Despite being a second-tier side, Jeonnam were no pushovers – they held group frontrunners BGPU and Melbourne City to draws, and virtually nothing could separate BGPU and their City Football Group-backed rivals in their group stage meetings. Like BGPU and JDT, Melbourne City are a side built on ambition, and the funding that they’ve received from the CFG allowed them to become top dogs in Australian football. It was either them or BGPU getting out of that group – and by virtue of scoring two more goals, it was the Glass Rabbits who went through.
And it’s not only BGPU and JDT alone who have made ASEAN proud in this year’s ACL.
Despite failing to qualify for the knockouts, both Lion City Sailors and Hoang Anh Gia Lai have proven themselves as no pushovers in continental action. Singaporean champions LCS managed to beat Daegu FC 3-0, however, a draw with a youthful Shandong Taishan, coupled with heavy defeats at the hands of Urawa and a narrow 2-1 loss at the hands of Daegu cost the Sailors a spot in the knockouts.
As for HAGL, despite failing to win a game so far in this year’s ACL, the Mountain Men managed to make both Jeonbuk and Yokohama F. Marinos sweat for their wins, showing that the Vietnamese side were capable enough to go toe-to-toe with the two seasoned ACL campaigners.
Even Leo Chiangrai United, who were beaten 6-0 by Vissel Kobe, showed some brilliance with a 0-0 draw against the same opponents.
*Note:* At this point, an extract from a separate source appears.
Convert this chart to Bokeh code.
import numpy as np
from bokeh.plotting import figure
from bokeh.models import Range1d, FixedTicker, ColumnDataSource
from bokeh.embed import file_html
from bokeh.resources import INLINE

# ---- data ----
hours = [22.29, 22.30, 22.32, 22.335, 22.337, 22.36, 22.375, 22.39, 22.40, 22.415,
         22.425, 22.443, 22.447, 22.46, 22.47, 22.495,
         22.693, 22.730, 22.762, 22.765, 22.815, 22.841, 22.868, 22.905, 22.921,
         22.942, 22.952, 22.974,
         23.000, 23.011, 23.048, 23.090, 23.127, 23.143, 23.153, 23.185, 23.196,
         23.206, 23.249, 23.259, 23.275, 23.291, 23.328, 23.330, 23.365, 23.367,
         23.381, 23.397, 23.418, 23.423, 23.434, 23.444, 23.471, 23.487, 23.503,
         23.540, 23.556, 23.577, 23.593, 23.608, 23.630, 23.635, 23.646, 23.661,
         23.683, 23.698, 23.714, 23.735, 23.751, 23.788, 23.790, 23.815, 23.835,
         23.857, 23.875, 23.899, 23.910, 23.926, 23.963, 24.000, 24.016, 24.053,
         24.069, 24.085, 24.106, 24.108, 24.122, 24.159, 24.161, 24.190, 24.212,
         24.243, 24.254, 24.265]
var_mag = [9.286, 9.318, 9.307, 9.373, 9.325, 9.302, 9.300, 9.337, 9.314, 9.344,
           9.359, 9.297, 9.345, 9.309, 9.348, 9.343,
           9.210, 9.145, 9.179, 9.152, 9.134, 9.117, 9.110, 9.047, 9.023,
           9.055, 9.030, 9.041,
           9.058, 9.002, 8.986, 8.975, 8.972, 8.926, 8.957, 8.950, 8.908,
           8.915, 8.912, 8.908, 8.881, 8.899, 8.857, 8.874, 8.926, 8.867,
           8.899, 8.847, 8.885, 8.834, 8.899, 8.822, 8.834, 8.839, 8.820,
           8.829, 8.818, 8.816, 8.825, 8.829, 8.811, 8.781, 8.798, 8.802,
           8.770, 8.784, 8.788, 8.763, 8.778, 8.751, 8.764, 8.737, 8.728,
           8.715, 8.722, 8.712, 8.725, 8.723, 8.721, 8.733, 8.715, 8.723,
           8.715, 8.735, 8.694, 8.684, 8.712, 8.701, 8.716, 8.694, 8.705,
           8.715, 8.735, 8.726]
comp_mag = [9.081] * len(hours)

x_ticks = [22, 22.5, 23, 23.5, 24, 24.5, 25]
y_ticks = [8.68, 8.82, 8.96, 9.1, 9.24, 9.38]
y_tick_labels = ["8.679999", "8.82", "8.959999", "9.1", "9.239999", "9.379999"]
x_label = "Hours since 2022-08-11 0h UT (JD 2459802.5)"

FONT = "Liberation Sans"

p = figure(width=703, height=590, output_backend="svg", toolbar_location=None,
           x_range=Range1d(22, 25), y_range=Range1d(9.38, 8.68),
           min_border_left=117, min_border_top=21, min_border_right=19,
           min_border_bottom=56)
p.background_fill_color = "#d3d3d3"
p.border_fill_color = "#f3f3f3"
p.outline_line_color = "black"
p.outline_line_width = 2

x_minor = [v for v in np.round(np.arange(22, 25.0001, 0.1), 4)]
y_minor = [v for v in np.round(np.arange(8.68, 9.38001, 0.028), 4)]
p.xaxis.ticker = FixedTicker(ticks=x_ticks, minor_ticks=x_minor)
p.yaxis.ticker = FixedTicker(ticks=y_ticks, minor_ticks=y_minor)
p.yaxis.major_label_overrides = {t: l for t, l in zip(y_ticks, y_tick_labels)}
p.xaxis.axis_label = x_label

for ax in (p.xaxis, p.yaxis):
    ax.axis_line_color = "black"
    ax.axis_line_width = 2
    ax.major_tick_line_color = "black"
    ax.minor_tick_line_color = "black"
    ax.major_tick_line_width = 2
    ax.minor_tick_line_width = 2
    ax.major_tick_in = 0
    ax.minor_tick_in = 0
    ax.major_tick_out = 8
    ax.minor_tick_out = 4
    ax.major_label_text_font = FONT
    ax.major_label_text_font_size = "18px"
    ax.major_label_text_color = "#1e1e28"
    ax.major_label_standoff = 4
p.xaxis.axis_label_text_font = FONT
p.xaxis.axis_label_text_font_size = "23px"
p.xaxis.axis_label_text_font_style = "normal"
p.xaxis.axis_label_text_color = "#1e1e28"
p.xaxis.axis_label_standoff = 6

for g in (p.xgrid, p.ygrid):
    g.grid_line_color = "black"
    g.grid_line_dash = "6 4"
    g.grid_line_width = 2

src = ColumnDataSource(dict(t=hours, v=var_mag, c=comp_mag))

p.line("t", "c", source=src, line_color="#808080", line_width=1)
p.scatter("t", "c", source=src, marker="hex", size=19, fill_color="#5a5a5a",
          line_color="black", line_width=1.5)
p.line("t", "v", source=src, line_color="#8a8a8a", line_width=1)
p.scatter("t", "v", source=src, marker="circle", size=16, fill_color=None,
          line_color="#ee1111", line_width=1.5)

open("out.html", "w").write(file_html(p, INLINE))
But in the end, two defeats to Kitchee SC – who have made a habit of being a thorn in Thai clubs’ sides in the ACL – eliminated the Beetles from further continental action.
These excellent showings from ASEAN clubs in this year’s ACL are proof that the region’s clubs are on an upwards trajectory on the continental stage and soon enough, they could see themselves as equal competition with the continent’s elite.